- Collection entries -
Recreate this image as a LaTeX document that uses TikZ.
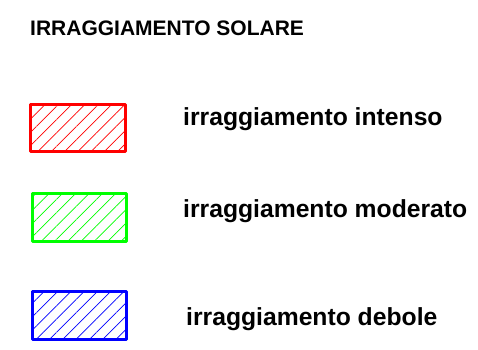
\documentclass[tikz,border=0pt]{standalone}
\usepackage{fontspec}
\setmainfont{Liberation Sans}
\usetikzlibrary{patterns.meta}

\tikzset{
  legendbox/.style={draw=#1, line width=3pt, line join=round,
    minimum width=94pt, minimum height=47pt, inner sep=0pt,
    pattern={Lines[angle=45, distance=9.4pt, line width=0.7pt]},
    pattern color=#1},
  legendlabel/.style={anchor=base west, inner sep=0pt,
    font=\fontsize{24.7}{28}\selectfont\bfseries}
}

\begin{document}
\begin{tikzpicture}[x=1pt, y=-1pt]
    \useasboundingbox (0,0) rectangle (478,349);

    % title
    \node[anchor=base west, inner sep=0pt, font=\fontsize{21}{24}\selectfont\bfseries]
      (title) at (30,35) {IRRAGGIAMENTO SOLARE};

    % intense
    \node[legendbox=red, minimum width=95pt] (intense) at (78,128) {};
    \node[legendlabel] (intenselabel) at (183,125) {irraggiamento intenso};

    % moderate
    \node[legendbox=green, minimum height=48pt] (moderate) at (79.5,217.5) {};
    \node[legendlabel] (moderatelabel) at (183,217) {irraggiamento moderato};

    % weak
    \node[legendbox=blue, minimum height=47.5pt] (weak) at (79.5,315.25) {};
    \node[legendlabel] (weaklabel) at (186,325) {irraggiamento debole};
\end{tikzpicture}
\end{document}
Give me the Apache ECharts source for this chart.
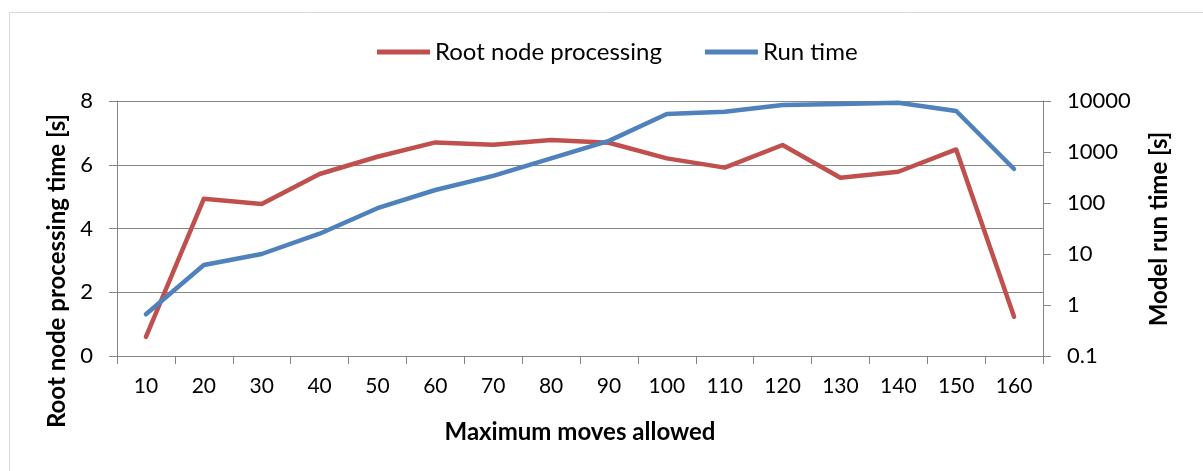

- The task -
Strip the images and reproduce the remaining records precisely.

- Reply -
Recreate this image as a LaTeX document that uses TikZ.
\documentclass[tikz,border=0pt]{standalone}
\usepackage{fontspec}
\setmainfont{Liberation Sans}
\usetikzlibrary{patterns.meta}

\tikzset{
  legendbox/.style={draw=#1, line width=3pt, line join=round,
    minimum width=94pt, minimum height=47pt, inner sep=0pt,
    pattern={Lines[angle=45, distance=9.4pt, line width=0.7pt]},
    pattern color=#1},
  legendlabel/.style={anchor=base west, inner sep=0pt,
    font=\fontsize{24.7}{28}\selectfont\bfseries}
}

\begin{document}
\begin{tikzpicture}[x=1pt, y=-1pt]
    \useasboundingbox (0,0) rectangle (478,349);

    % title
    \node[anchor=base west, inner sep=0pt, font=\fontsize{21}{24}\selectfont\bfseries]
      (title) at (30,35) {IRRAGGIAMENTO SOLARE};

    % intense
    \node[legendbox=red, minimum width=95pt] (intense) at (78,128) {};
    \node[legendlabel] (intenselabel) at (183,125) {irraggiamento intenso};

    % moderate
    \node[legendbox=green, minimum height=48pt] (moderate) at (79.5,217.5) {};
    \node[legendlabel] (moderatelabel) at (183,217) {irraggiamento moderato};

    % weak
    \node[legendbox=blue, minimum height=47.5pt] (weak) at (79.5,315.25) {};
    \node[legendlabel] (weaklabel) at (186,325) {irraggiamento debole};
\end{tikzpicture}
\end{document}
Give me the Apache ECharts source for this chart.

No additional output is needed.